まずは2019年にデビューしたルノー・クリオ(ルーテシア)だ。最新のCMF-Bプラットフォームを採用。エンジンは0.9L・3気筒、1.3L・4気筒ターボ、1.5Lディーゼルをラインアップし、さらに2020年には「E-テック」と呼ぶ新開発の1.6Lエンジン+2モーター式ハイブリッドを投入する。

クリオのパッケージ

ルノー・クリオは、先代モデルはヨーロッパではポロを抑えてBセグメントでトップに立った実績を持っており、最新Bセグメントの覇権争いの中心車種といえる。

新型プジョー208

さらに、ヨーロッパでの躍進しているPSAからは新型プジョー208が登場している。EMP1プラットフォームを採用し、性能を一段と向上している。

パワートレーンはピュアテック1.2Lターボ、1.5LブルーHDiディーゼルをラインアップし、アイシン製の8速ATと組み合わせている。そして50kWhのリチウムイオン・バッテリーを搭載したEVモデル、「e-208」もシリーズに加えている。

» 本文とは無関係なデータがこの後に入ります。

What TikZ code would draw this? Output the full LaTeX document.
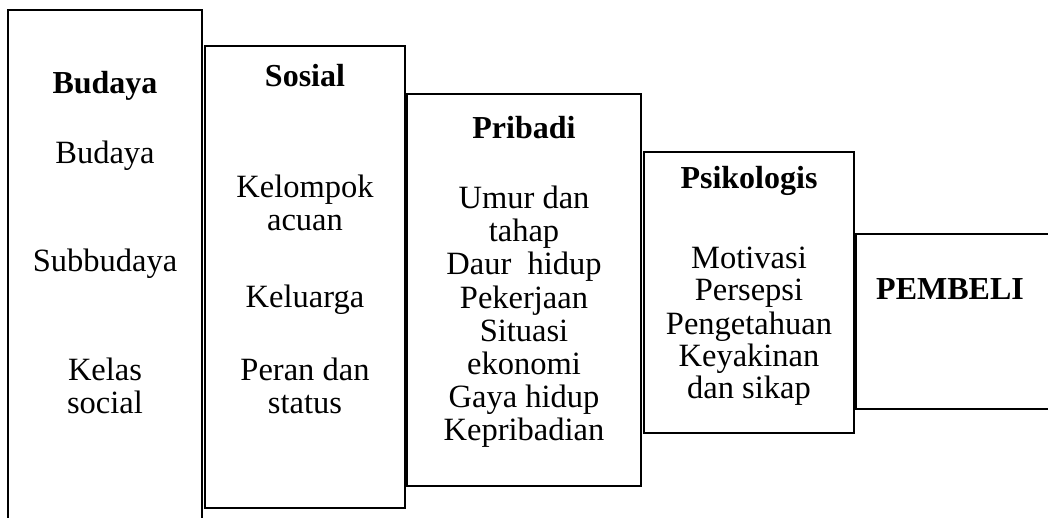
\documentclass[tikz,border=0pt]{standalone}
\usepackage{fontspec}
\setmainfont{Liberation Serif}
\begin{document}
\begin{tikzpicture}[x=1pt,y=-1pt,
  box/.style={draw,line width=1.8pt,anchor=north west,inner sep=0pt,outer sep=0pt},
  txt/.style={anchor=base,inner sep=0pt,font=\fontsize{32.5}{34}\selectfont},
  ttl/.style={anchor=base,inner sep=0pt,font=\fontsize{32}{34}\selectfont\bfseries}]
\useasboundingbox (0,0) rectangle (1048,518);
\clip (0,0) rectangle (1048,518);
% boxes
\node[box,minimum width=194pt,minimum height=560pt] (b1) at (8,10) {};
\node[box,minimum width=200pt,minimum height=462pt] (b2) at (205,46) {};
\node[box,minimum width=234pt,minimum height=392pt] (b3) at (407,94) {};
\node[box,minimum width=210pt,minimum height=281pt] (b4) at (644,152) {};
\node[box,minimum width=250pt,minimum height=175pt] (b5) at (856,234) {};
% Budaya
\node[ttl] (t1) at (105,94) {Budaya};
\node[txt] (a1) at (105,164) {Budaya};
\node[txt] (a2) at (105,272) {Subbudaya};
\node[txt] (a3) at (105,380) {Kelas};
\node[txt] (a4) at (105,413) {social};
% Sosial
\node[ttl] (t2) at (305,87) {Sosial};
\node[txt] (s1) at (305,198) {Kelompok};
\node[txt] (s2) at (305,231) {acuan};
\node[txt] (s3) at (305,307) {Keluarga};
\node[txt] (s4) at (305,380) {Peran dan};
\node[txt] (s5) at (305,413) {status};
% Pribadi
\node[ttl] (t3) at (524,139) {Pribadi};
\node[txt] (p1) at (524,209) {Umur dan};
\node[txt] (p2) at (524,242) {tahap};
\node[txt] (p3) at (524,275) {Daur\ \ hidup};
\node[txt] (p4) at (524,308) {Pekerjaan};
\node[txt] (p5) at (524,341) {Situasi};
\node[txt] (p6) at (524,374) {ekonomi};
\node[txt] (p7) at (524,407) {Gaya hidup};
\node[txt] (p8) at (524,440) {Kepribadian};
% Psikologis
\node[ttl] (t4) at (749,189) {Psikologis};
\node[txt] (k1) at (749,269) {Motivasi};
\node[txt] (k2) at (749,301) {Persepsi};
\node[txt] (k3) at (749,334) {Pengetahuan};
\node[txt] (k4) at (749,366) {Keyakinan};
\node[txt] (k5) at (749,398) {dan sikap};
% Pembeli
\node[ttl] (t5) at (950,299) {PEMBELI};
\end{tikzpicture}
\end{document}
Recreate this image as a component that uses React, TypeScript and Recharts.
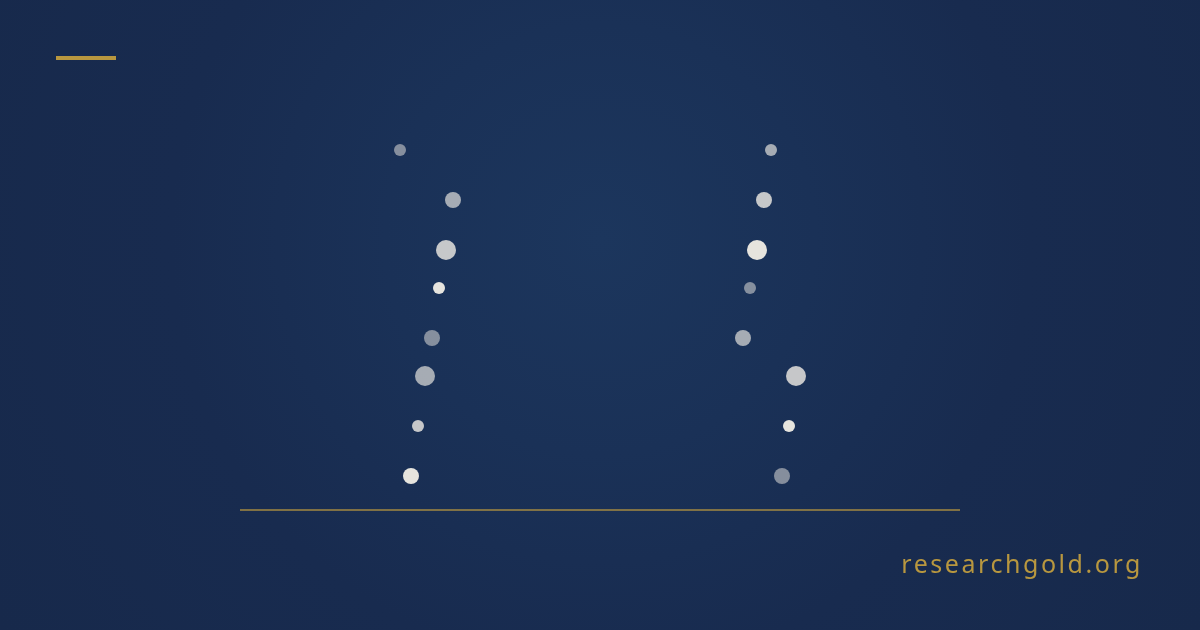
import { ScatterChart, Scatter, XAxis, YAxis, ReferenceLine } from 'recharts';

// positions (x: 0..720 across the gold baseline, y: 0..400 up from it)
const leftX = [160, 213, 206, 199, 192, 185, 178, 171];
const rightX = [531, 524, 517, 510, 503, 556, 549, 542];
const rowY = [360, 310, 260, 222, 172, 134, 84, 34];
const dotRadius = [6, 8, 10, 6, 8, 10, 6, 8];
const leftOpacity = [0.5, 0.65, 0.8, 0.95, 0.5, 0.65, 0.8, 0.95];
const rightOpacity = [0.65, 0.8, 0.95, 0.5, 0.65, 0.8, 0.95, 0.5];

const leftData = leftX.map((x, i) => ({ x, y: rowY[i], r: dotRadius[i], o: leftOpacity[i] }));
const rightData = rightX.map((x, i) => ({ x, y: rowY[i], r: dotRadius[i], o: rightOpacity[i] }));

const GOLD = '#b8973f';

const Dot = (props: any) => {
  const { cx, cy, payload } = props;
  if (cx == null || cy == null) return null;
  return <circle cx={cx} cy={cy} r={payload.r} fill="#f1eee6" fillOpacity={payload.o} />;
};

export default function App() {
  return (
    <div
      style={{
        position: 'fixed',
        top: 0,
        left: 0,
        width: 1200,
        height: 630,
        overflow: 'hidden',
        background: 'radial-gradient(circle at 50% 38%, #1c365d 0%, #1a3157 30%, #182b4f 60%, #17294b 100%)',
        fontFamily: '"Noto Sans", sans-serif',
      }}
    >
      <div style={{ position: 'absolute', left: 56, top: 56, width: 60, height: 4, background: GOLD }} />
      <ScatterChart width={1200} height={630} margin={{ top: 110, right: 240, bottom: 120, left: 240 }}>
        <XAxis type="number" dataKey="x" domain={[0, 720]} hide />
        <YAxis type="number" dataKey="y" domain={[0, 400]} hide />
        <ReferenceLine y={0} stroke={GOLD} strokeOpacity={0.65} strokeWidth={2} />
        <Scatter data={leftData} shape={Dot} isAnimationActive={false} />
        <Scatter data={rightData} shape={Dot} isAnimationActive={false} />
      </ScatterChart>
      <div
        style={{
          position: 'absolute',
          right: 57,
          top: 545,
          fontSize: 25,
          letterSpacing: 2.55,
          color: GOLD,
          lineHeight: '36px',
        }}
      >
        researchgold.org
      </div>
    </div>
  );
}
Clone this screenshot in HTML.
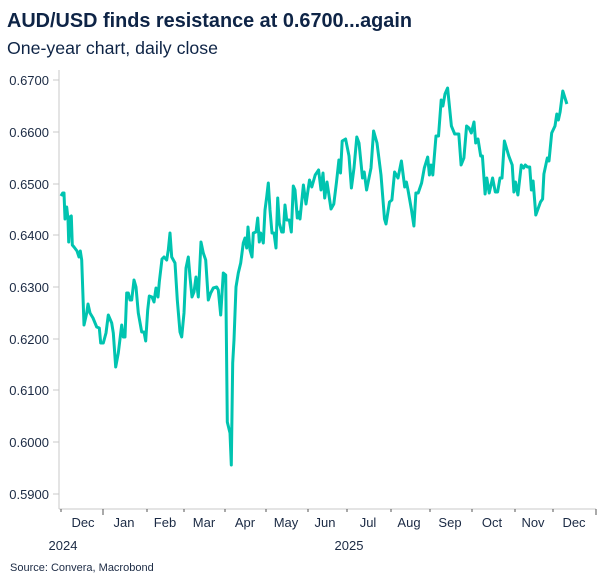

このEVは136ps/260Nmのモーターを搭載し、340kmの航続距離を実現している。なお「e-208」はオペル・コルサe、DS3クロスバック-eテンスと兄弟モデルになっている。

新型プジョー208のパッケージ

この新型208はヨーロッパ・カーオブザイヤーを獲得していることかわらもわかるように、走り、デザイン、インテリアの質感、装備などで高い評価を得ている。

Bセグメント・ハッチバックはどれもボディサイズはほぼ同一で、どれだけキャビン・スペースやラゲッジ容量を生み出すか、走り、乗り心地、静粛性のレベルをどれだけ高めるか、そしてインテリアの質感を向上させるか、ある意味で日本の軽自動車の性能競争に似たところがある。

そして手頃な価格でありながらCセグメントのクルマの性能を目指して競争が行なわれている。その中で、新型ヤリス、フィットがどうのような評価を受けるか興味深い。